* TASK INSTRUCTIONS:
Reproduce the listing below without changes, except that pictures are left out.

* DATA SHOWN:
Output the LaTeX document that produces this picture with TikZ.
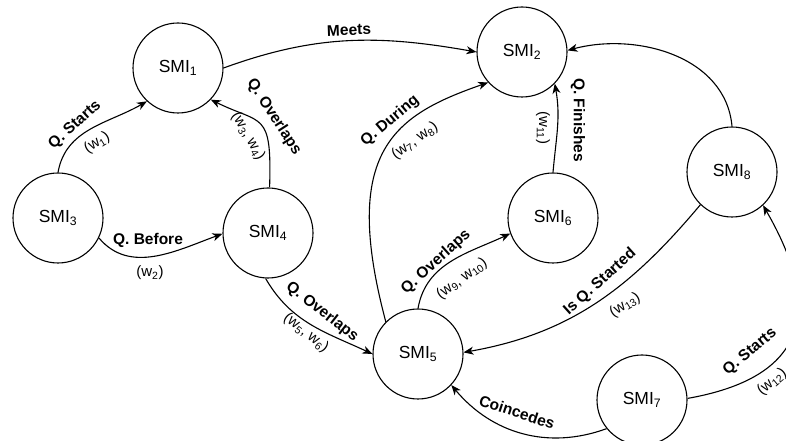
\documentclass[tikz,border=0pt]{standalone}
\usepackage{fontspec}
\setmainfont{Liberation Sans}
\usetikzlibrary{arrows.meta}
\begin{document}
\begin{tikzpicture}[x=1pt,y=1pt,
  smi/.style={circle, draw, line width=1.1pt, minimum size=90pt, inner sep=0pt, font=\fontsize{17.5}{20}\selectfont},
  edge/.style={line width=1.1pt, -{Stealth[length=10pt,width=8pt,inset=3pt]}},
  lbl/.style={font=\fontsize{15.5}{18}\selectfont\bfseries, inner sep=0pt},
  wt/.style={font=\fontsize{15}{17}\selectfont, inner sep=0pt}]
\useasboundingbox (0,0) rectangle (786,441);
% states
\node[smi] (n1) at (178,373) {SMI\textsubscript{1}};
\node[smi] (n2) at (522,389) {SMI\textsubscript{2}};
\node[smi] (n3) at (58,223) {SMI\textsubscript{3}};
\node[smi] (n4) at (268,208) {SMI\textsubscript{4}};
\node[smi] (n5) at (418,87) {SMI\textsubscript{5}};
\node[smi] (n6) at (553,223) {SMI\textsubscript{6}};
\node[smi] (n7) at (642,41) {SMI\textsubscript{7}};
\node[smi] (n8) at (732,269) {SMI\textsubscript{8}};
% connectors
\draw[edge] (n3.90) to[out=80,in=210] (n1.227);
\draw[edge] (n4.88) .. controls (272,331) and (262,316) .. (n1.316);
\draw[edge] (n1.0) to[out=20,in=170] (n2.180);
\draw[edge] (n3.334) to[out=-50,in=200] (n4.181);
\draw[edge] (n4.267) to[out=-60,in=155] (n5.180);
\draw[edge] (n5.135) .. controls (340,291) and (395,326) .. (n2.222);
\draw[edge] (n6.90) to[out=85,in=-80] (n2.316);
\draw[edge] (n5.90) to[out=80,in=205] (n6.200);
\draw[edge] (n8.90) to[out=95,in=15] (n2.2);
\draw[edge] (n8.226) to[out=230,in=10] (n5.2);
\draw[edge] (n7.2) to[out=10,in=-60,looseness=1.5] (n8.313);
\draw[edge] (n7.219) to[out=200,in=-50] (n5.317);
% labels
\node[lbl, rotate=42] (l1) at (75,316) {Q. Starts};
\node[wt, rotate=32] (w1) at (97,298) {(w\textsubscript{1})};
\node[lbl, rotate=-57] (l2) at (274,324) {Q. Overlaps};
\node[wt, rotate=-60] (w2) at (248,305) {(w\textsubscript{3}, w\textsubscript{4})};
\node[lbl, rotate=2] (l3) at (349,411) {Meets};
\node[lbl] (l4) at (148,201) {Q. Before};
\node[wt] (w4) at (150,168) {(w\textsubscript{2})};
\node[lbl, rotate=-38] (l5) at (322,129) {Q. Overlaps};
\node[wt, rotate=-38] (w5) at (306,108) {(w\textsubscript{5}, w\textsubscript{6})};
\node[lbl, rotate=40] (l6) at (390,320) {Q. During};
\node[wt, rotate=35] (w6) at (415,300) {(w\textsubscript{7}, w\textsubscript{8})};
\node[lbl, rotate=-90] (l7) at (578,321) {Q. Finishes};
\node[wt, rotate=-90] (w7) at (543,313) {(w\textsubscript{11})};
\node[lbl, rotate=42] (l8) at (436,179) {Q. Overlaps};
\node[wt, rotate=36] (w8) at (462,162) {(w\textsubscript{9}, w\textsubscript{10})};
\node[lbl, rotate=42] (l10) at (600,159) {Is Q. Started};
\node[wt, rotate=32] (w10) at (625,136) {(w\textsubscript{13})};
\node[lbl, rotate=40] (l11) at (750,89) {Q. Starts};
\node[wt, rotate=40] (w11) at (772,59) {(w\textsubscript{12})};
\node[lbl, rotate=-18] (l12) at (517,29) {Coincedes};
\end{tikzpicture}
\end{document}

* ANSWER FOR THIS EXERCISE:
Output the LaTeX document that produces this picture with TikZ.
\documentclass[tikz,border=0pt]{standalone}
\usepackage{fontspec}
\setmainfont{Liberation Sans}
\usetikzlibrary{arrows.meta}
\begin{document}
\begin{tikzpicture}[x=1pt,y=1pt,
  smi/.style={circle, draw, line width=1.1pt, minimum size=90pt, inner sep=0pt, font=\fontsize{17.5}{20}\selectfont},
  edge/.style={line width=1.1pt, -{Stealth[length=10pt,width=8pt,inset=3pt]}},
  lbl/.style={font=\fontsize{15.5}{18}\selectfont\bfseries, inner sep=0pt},
  wt/.style={font=\fontsize{15}{17}\selectfont, inner sep=0pt}]
\useasboundingbox (0,0) rectangle (786,441);
% states
\node[smi] (n1) at (178,373) {SMI\textsubscript{1}};
\node[smi] (n2) at (522,389) {SMI\textsubscript{2}};
\node[smi] (n3) at (58,223) {SMI\textsubscript{3}};
\node[smi] (n4) at (268,208) {SMI\textsubscript{4}};
\node[smi] (n5) at (418,87) {SMI\textsubscript{5}};
\node[smi] (n6) at (553,223) {SMI\textsubscript{6}};
\node[smi] (n7) at (642,41) {SMI\textsubscript{7}};
\node[smi] (n8) at (732,269) {SMI\textsubscript{8}};
% connectors
\draw[edge] (n3.90) to[out=80,in=210] (n1.227);
\draw[edge] (n4.88) .. controls (272,331) and (262,316) .. (n1.316);
\draw[edge] (n1.0) to[out=20,in=170] (n2.180);
\draw[edge] (n3.334) to[out=-50,in=200] (n4.181);
\draw[edge] (n4.267) to[out=-60,in=155] (n5.180);
\draw[edge] (n5.135) .. controls (340,291) and (395,326) .. (n2.222);
\draw[edge] (n6.90) to[out=85,in=-80] (n2.316);
\draw[edge] (n5.90) to[out=80,in=205] (n6.200);
\draw[edge] (n8.90) to[out=95,in=15] (n2.2);
\draw[edge] (n8.226) to[out=230,in=10] (n5.2);
\draw[edge] (n7.2) to[out=10,in=-60,looseness=1.5] (n8.313);
\draw[edge] (n7.219) to[out=200,in=-50] (n5.317);
% labels
\node[lbl, rotate=42] (l1) at (75,316) {Q. Starts};
\node[wt, rotate=32] (w1) at (97,298) {(w\textsubscript{1})};
\node[lbl, rotate=-57] (l2) at (274,324) {Q. Overlaps};
\node[wt, rotate=-60] (w2) at (248,305) {(w\textsubscript{3}, w\textsubscript{4})};
\node[lbl, rotate=2] (l3) at (349,411) {Meets};
\node[lbl] (l4) at (148,201) {Q. Before};
\node[wt] (w4) at (150,168) {(w\textsubscript{2})};
\node[lbl, rotate=-38] (l5) at (322,129) {Q. Overlaps};
\node[wt, rotate=-38] (w5) at (306,108) {(w\textsubscript{5}, w\textsubscript{6})};
\node[lbl, rotate=40] (l6) at (390,320) {Q. During};
\node[wt, rotate=35] (w6) at (415,300) {(w\textsubscript{7}, w\textsubscript{8})};
\node[lbl, rotate=-90] (l7) at (578,321) {Q. Finishes};
\node[wt, rotate=-90] (w7) at (543,313) {(w\textsubscript{11})};
\node[lbl, rotate=42] (l8) at (436,179) {Q. Overlaps};
\node[wt, rotate=36] (w8) at (462,162) {(w\textsubscript{9}, w\textsubscript{10})};
\node[lbl, rotate=42] (l10) at (600,159) {Is Q. Started};
\node[wt, rotate=32] (w10) at (625,136) {(w\textsubscript{13})};
\node[lbl, rotate=40] (l11) at (750,89) {Q. Starts};
\node[wt, rotate=40] (w11) at (772,59) {(w\textsubscript{12})};
\node[lbl, rotate=-18] (l12) at (517,29) {Coincedes};
\end{tikzpicture}
\end{document}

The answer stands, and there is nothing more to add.